Agent Architecture/System Design
Advanced18 min

Context Window Management

When to manage context, how context rot degrades agents before you hit any limit, and the full strategy stack — server-side compaction, context editing, trimming, and summarization — with cost math and production failure modes.

Quick Reference

  • Context rot: model recall degrades non-linearly past ~60% utilization — more tokens is not always better
  • 1M context windows are standard on Opus 4.6/4.7 and Sonnet 4.6 at no premium — don't manage what you don't need to
  • Server-side compaction (compact_20260112 beta) is Anthropic's recommended approach for long-running conversations
  • Context editing (context-management-2025-06-27 beta) clears tool results and thinking blocks server-side — no client state sync needed
  • LangMem SummarizationNode is the production-grade LangGraph equivalent of hand-rolled summarization
  • trim_messages() triggers on token count, not message count — a single tool result can be 5K tokens
  • Compaction adds one extra LLM sampling step; build the cost into your budget before enabling it
  • Use the token counting API (free) to measure utilization before every turn — your alerting gate should fire at 60%

When Context Management Matters

The first question is whether you need active context management at all.
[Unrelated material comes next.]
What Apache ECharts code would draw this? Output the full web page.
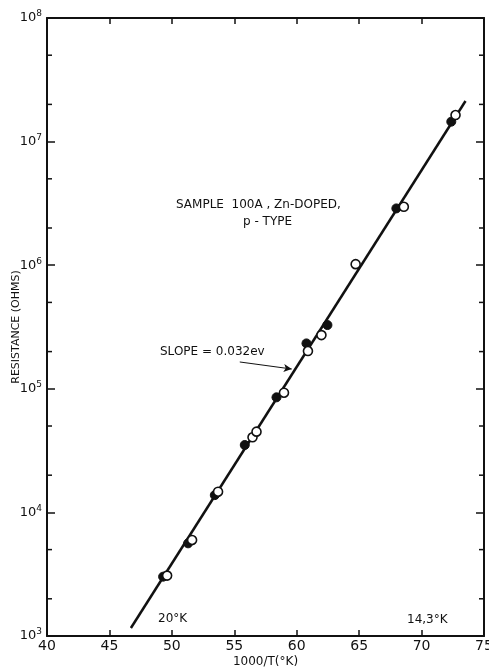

Claude Opus 4.7, Opus 4.6, and Sonnet 4.6 all include a 1M-token context window at standard pricing — no surcharge. A 1M-token window holds roughly 3,000 pages of text. If your agent runs sessions under 15 minutes with light tool use, it may never approach 60% utilization, and implementing trim_messages or compaction just adds latency and complexity for no benefit.

SignalImplication
Sessions consistently under 200K tokensNo management needed — monitor and revisit at 400K
Heavy tool use (≥5 search/retrieval calls per session)Tool results are the primary budget risk — enable context editing
Sessions run >20 minutes or >30 turnsContext rot becomes measurable — enable compaction
Using extended thinking (claude-opus-4-7)Thinking blocks are stripped automatically by the API — don't manually manage them
Cost is primary constraint, not latencyMonitor input tokens per turn — at $3/MTok, 600K input tokens = $1.80/turn on Sonnet 4.6
Context awareness is built in for Claude 4.5+ models

Claude Sonnet 4.6, Sonnet 4.5, and Haiku 4.5 receive internal token budget tracking: the model is told its total window and receives a remaining-token update after each tool call. This doesn't replace active management, but it means these models won't generate runaway output that blows the limit — they'll self-regulate.